Sometimes you have extenuating circumstances, like an illness, that do give you reasonable excuse. And you could always ask; people will often modify or let you out of your commitments if you make a polite request. But you must make every effort to honor your commitments. If you don't think you can then you shouldn't commit in the first place.

The ultimate commitment you make is the commitment to research. Once you start graduate school you make a promise to focus on science and your research as your main objectives. Only by keeping that commitment can you truly succeed as a scientist.

How much commitment do you need? In a ham and cheese omelet the chicken and the cow are involved but the pig is committed.

Sunday, October 01, 2006

The New CCC

Not the Conference on Computational Complexity but the Computing Community Consortium, a new organization funded by the NSF and organized by the Computing Research Association. The CCC will develop major research opportunities and "grand challenges" enlisting community involvement in creating new research visions and activities.

The original NSF solicitation focused on large-scale infrastructure but a CCC white paper, while purposely vague, seems to take a broader view.

Compelling visions take many forms.

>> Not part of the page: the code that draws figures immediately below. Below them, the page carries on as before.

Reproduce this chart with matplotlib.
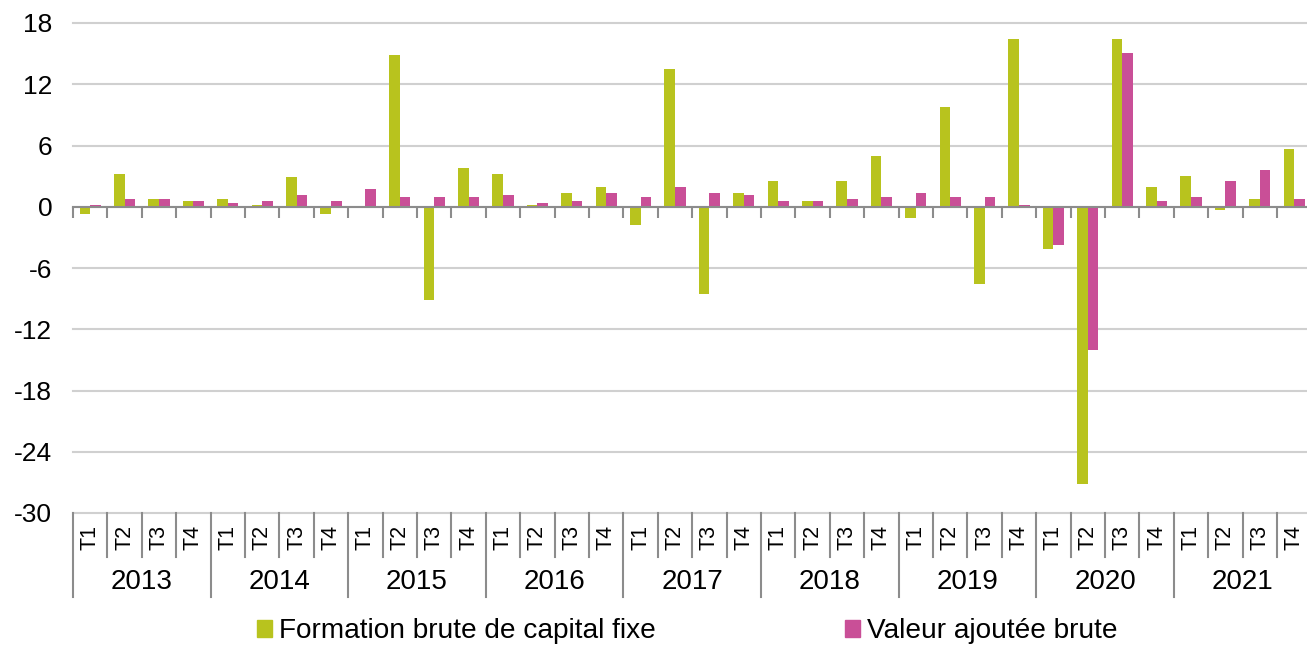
import matplotlib
matplotlib.use("Agg")
import matplotlib.pyplot as plt
from matplotlib.patches import Patch
import numpy as np

plt.rcParams['font.family'] = ['Liberation Sans', 'DejaVu Sans']
plt.rcParams['axes.unicode_minus'] = False

years = ['2013', '2014', '2015', '2016', '2017', '2018', '2019', '2020', '2021']
quarters = ['T1', 'T2', 'T3', 'T4']

# Formation brute de capital fixe (green)
fbcf = [-0.7, 3.25, 0.8, 0.6,
        0.8, 0.2, 2.9, -0.7,
        0.0, 14.9, -9.1, 3.8,
        3.25, 0.2, 1.35, 1.9,
        -1.8, 13.5, -8.5, 1.35,
        2.5, 0.6, 2.5, 4.95,
        -1.1, 9.8, -7.6, 16.4,
        -4.1, -27.2, 16.4, 1.9,
        3.05, -0.3, 0.8, 5.65]

# Valeur ajoutee brute (pink)
vab = [0.2, 0.8, 0.8, 0.6,
       0.4, 0.6, 1.2, 0.6,
       1.7, 1.0, 1.0, 1.0,
       1.2, 0.4, 0.6, 1.35,
       1.0, 1.9, 1.35, 1.2,
       0.6, 0.6, 0.8, 1.0,
       1.35, 1.0, 1.0, 0.2,
       -3.7, -14.0, 15.1, 0.6,
       1.0, 2.5, 3.6, 0.8]

green = '#B8C31E'
pink = '#C94F97'
grey = '#8c8c8c'
W, H = 1307, 647

fig = plt.figure(figsize=(W / 100, H / 100), dpi=100)
ax = fig.add_axes([73 / W, 1 - 513 / H, (1311.4 - 73) / W, (513 - 23) / H])

n = len(fbcf)
x = np.arange(n)
bw = 0.31
ax.bar(x - bw / 2, fbcf, bw, color=green, zorder=3)
ax.bar(x + bw / 2, vab, bw, color=pink, zorder=3)

ax.set_xlim(-0.5, n - 0.5)
ax.set_ylim(-30, 18)
ax.set_yticks(np.arange(-30, 19, 6))
ax.tick_params(axis='y', length=0, pad=15, labelsize=19)
ax.grid(axis='y', color='#d0d0d0', lw=1.5, zorder=0)
for gl in ax.get_ygridlines():
    gl.set_clip_on(False)

for s in ['left', 'right', 'top']:
    ax.spines[s].set_visible(False)
ax.spines['bottom'].set_position(('data', 0))
ax.spines['bottom'].set_color(grey)
ax.spines['bottom'].set_linewidth(1.5)
ax.spines['bottom'].set_zorder(4)
ax.set_xticks(np.arange(n + 1) - 0.5)
ax.set_xticklabels([])
ax.tick_params(axis='x', length=8, width=1.5, color=grey)

# multi-level category axis below the plot
tr = ax.get_xaxis_transform()
for k in range(n + 1):
    bottom = -0.171 if k % 4 == 0 else -0.09
    ax.plot([k - 0.5, k - 0.5], [0, bottom], transform=tr, clip_on=False,
            color=grey, lw=1.5)
for i in range(n):
    ax.text(i, -0.049, quarters[i % 4], rotation=90, ha='center', va='center',
            transform=tr, fontsize=15.5)
for j, y in enumerate(years):
    ax.text(4 * j + 1.5, -0.141, y, ha='center', va='center',
            transform=tr, fontsize=20)

ly = 1 - 631 / H
leg_kw = dict(loc='center left', frameon=False, fontsize=20.2, borderpad=0,
              borderaxespad=0, handlelength=0.55, handleheight=0.55,
              handletextpad=0.25)
fig.legend(handles=[Patch(color=green, label='Formation brute de capital fixe')],
           bbox_to_anchor=(257 / W, ly), **leg_kw)
fig.legend(handles=[Patch(color=pink, label='Valeur ajoutée brute')],
           bbox_to_anchor=(845 / W, ly), **leg_kw)

fig.savefig('out.png', dpi=100)
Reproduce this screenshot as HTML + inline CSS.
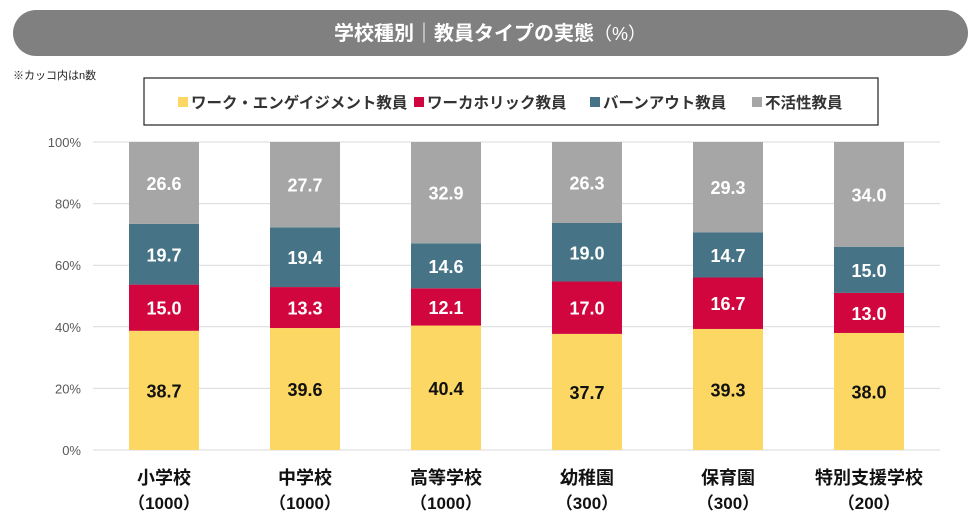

History has amply demonstrated the importance of entrepreneurial, grassroots efforts as creative engines in computing research. History has also demonstrated the value of large teams, large facilities, and large amounts of funding. Many see an increasing need for shared research facilities and teams in our field to allow us to tackle certain "grand challenge" problems. Planning for large-scale research should not, and need not, harm smaller-scale efforts or place them at a disadvantage.
The challenge for the Computing Community Consortium is to catalyze the computing research community to debate longer range, more audacious research challenges; to build consensus around research visions; to articulate those research visions; to evolve the most promising visions toward clearly defined initiatives; and to work with funding organizations to move the challenges and visions toward funding initiatives. The CCC will do this without harming the research environment that has created the computing world of today.

The NSF has awarded six million dollars over three years to the project, a rather large sum for an organization that won't actually do any research. Given this commitment, the CCC will play a major role in shaping CS research for several years. We should all work to help the CCC truly reach its potential of developing new funded programs across the full spectrum of computer science research.